• SET TASK: Transcribe the listing that follows in full, omitting pictures.

• SOURCE DATA:
** start **
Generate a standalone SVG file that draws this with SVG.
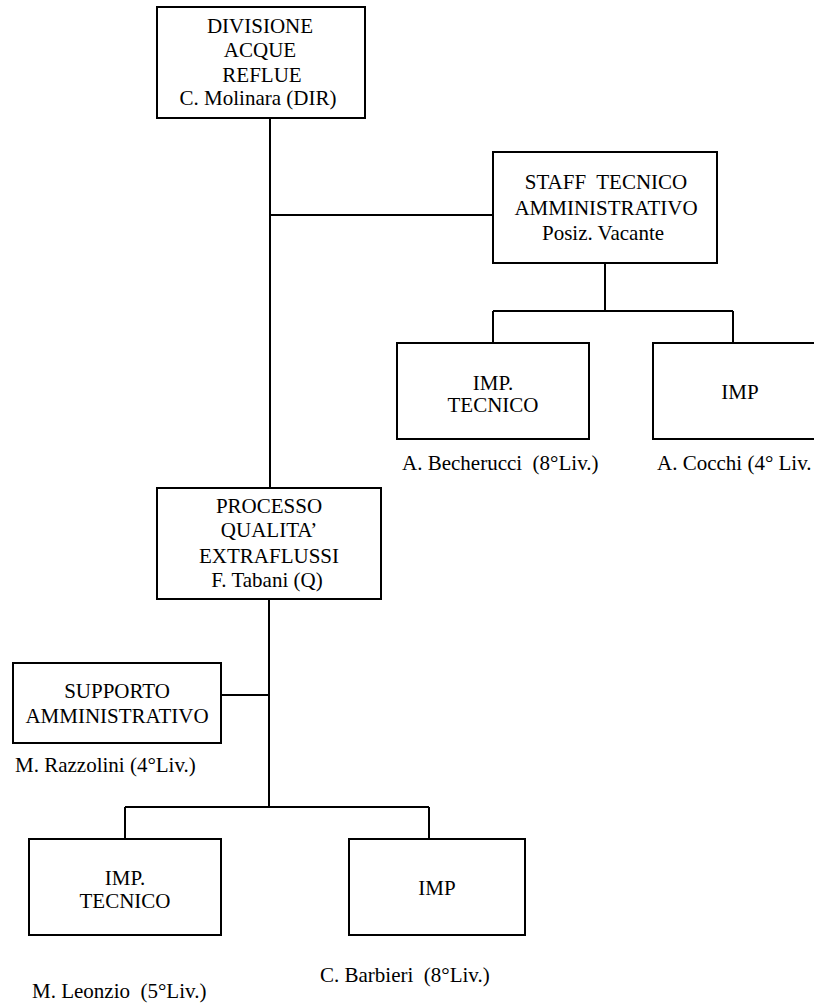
<svg xmlns="http://www.w3.org/2000/svg" width="814" height="1003" viewBox="0 0 814 1003">
<style>
rect{fill:#fff;stroke:#000;stroke-width:2}
.c line{stroke:#000;stroke-width:2}
text{font-family:"Liberation Serif","Times New Roman",serif;font-size:21px;fill:#000}
.m{text-anchor:middle}
</style>
<rect x="0" y="0" width="814" height="1003" style="stroke:none"/>
<g class="c" id="connectors">
<line x1="270" y1="118" x2="270" y2="488"/>
<line x1="270" y1="215" x2="493" y2="215"/>
<line x1="605" y1="263" x2="605" y2="311"/>
<line x1="493" y1="311" x2="733" y2="311"/>
<line x1="493" y1="311" x2="493" y2="343"/>
<line x1="733" y1="311" x2="733" y2="343"/>
<line x1="269" y1="599" x2="269" y2="807"/>
<line x1="221" y1="695" x2="269" y2="695"/>
<line x1="125" y1="807" x2="429" y2="807"/>
<line x1="125" y1="807" x2="125" y2="839"/>
<line x1="429" y1="807" x2="429" y2="839"/>
</g>
<g id="divisione">
<rect x="157" y="7" width="208" height="111"/>
<text class="m" x="260" y="33">DIVISIONE</text>
<text class="m" x="260" y="57">ACQUE</text>
<text class="m" x="262" y="82">REFLUE</text>
<text class="m" x="258" y="105">C. Molinara (DIR)</text>
</g>
<g id="staff">
<rect x="493" y="152" width="224" height="111"/>
<text class="m" x="606" y="189" xml:space="preserve">STAFF  TECNICO</text>
<text class="m" x="606" y="215">AMMINISTRATIVO</text>
<text class="m" x="603" y="240">Posiz. Vacante</text>
</g>
<g id="imp-tecnico-staff">
<rect x="397" y="343" width="192" height="96"/>
<text class="m" x="493" y="390">IMP.</text>
<text class="m" x="493" y="412">TECNICO</text>
<text x="402" y="470" xml:space="preserve">A. Becherucci  (8°Liv.)</text>
</g>
<g id="imp-staff">
<rect x="653" y="343" width="176" height="96"/>
<text class="m" x="740" y="399">IMP</text>
<text x="657" y="470">A. Cocchi (4° Liv.</text>
</g>
<g id="processo">
<rect x="157" y="488" width="224" height="111"/>
<text class="m" x="269" y="513">PROCESSO</text>
<text class="m" x="269" y="537">QUALITA’</text>
<text class="m" x="269" y="563">EXTRAFLUSSI</text>
<text class="m" x="267" y="587">F. Tabani (Q)</text>
</g>
<g id="supporto">
<rect x="13" y="663" width="208" height="80"/>
<text class="m" x="117" y="698">SUPPORTO</text>
<text class="m" x="117" y="723">AMMINISTRATIVO</text>
<text x="15" y="772">M. Razzolini (4°Liv.)</text>
</g>
<g id="imp-tecnico">
<rect x="29" y="839" width="192" height="96"/>
<text class="m" x="125" y="885">IMP.</text>
<text class="m" x="125" y="908">TECNICO</text>
<text x="32" y="998" xml:space="preserve">M. Leonzio  (5°Liv.)</text>
</g>
<g id="imp">
<rect x="349" y="839" width="176" height="96"/>
<text class="m" x="437" y="895">IMP</text>
<text x="320" y="982" xml:space="preserve">C. Barbieri  (8°Liv.)</text>
</g>
</svg>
** end **
• RESULT FOR THIS TASK:
Generate a standalone SVG file that draws this with SVG.
<svg xmlns="http://www.w3.org/2000/svg" width="814" height="1003" viewBox="0 0 814 1003">
<style>
rect{fill:#fff;stroke:#000;stroke-width:2}
.c line{stroke:#000;stroke-width:2}
text{font-family:"Liberation Serif","Times New Roman",serif;font-size:21px;fill:#000}
.m{text-anchor:middle}
</style>
<rect x="0" y="0" width="814" height="1003" style="stroke:none"/>
<g class="c" id="connectors">
<line x1="270" y1="118" x2="270" y2="488"/>
<line x1="270" y1="215" x2="493" y2="215"/>
<line x1="605" y1="263" x2="605" y2="311"/>
<line x1="493" y1="311" x2="733" y2="311"/>
<line x1="493" y1="311" x2="493" y2="343"/>
<line x1="733" y1="311" x2="733" y2="343"/>
<line x1="269" y1="599" x2="269" y2="807"/>
<line x1="221" y1="695" x2="269" y2="695"/>
<line x1="125" y1="807" x2="429" y2="807"/>
<line x1="125" y1="807" x2="125" y2="839"/>
<line x1="429" y1="807" x2="429" y2="839"/>
</g>
<g id="divisione">
<rect x="157" y="7" width="208" height="111"/>
<text class="m" x="260" y="33">DIVISIONE</text>
<text class="m" x="260" y="57">ACQUE</text>
<text class="m" x="262" y="82">REFLUE</text>
<text class="m" x="258" y="105">C. Molinara (DIR)</text>
</g>
<g id="staff">
<rect x="493" y="152" width="224" height="111"/>
<text class="m" x="606" y="189" xml:space="preserve">STAFF  TECNICO</text>
<text class="m" x="606" y="215">AMMINISTRATIVO</text>
<text class="m" x="603" y="240">Posiz. Vacante</text>
</g>
<g id="imp-tecnico-staff">
<rect x="397" y="343" width="192" height="96"/>
<text class="m" x="493" y="390">IMP.</text>
<text class="m" x="493" y="412">TECNICO</text>
<text x="402" y="470" xml:space="preserve">A. Becherucci  (8°Liv.)</text>
</g>
<g id="imp-staff">
<rect x="653" y="343" width="176" height="96"/>
<text class="m" x="740" y="399">IMP</text>
<text x="657" y="470">A. Cocchi (4° Liv.</text>
</g>
<g id="processo">
<rect x="157" y="488" width="224" height="111"/>
<text class="m" x="269" y="513">PROCESSO</text>
<text class="m" x="269" y="537">QUALITA’</text>
<text class="m" x="269" y="563">EXTRAFLUSSI</text>
<text class="m" x="267" y="587">F. Tabani (Q)</text>
</g>
<g id="supporto">
<rect x="13" y="663" width="208" height="80"/>
<text class="m" x="117" y="698">SUPPORTO</text>
<text class="m" x="117" y="723">AMMINISTRATIVO</text>
<text x="15" y="772">M. Razzolini (4°Liv.)</text>
</g>
<g id="imp-tecnico">
<rect x="29" y="839" width="192" height="96"/>
<text class="m" x="125" y="885">IMP.</text>
<text class="m" x="125" y="908">TECNICO</text>
<text x="32" y="998" xml:space="preserve">M. Leonzio  (5°Liv.)</text>
</g>
<g id="imp">
<rect x="349" y="839" width="176" height="96"/>
<text class="m" x="437" y="895">IMP</text>
<text x="320" y="982" xml:space="preserve">C. Barbieri  (8°Liv.)</text>
</g>
</svg>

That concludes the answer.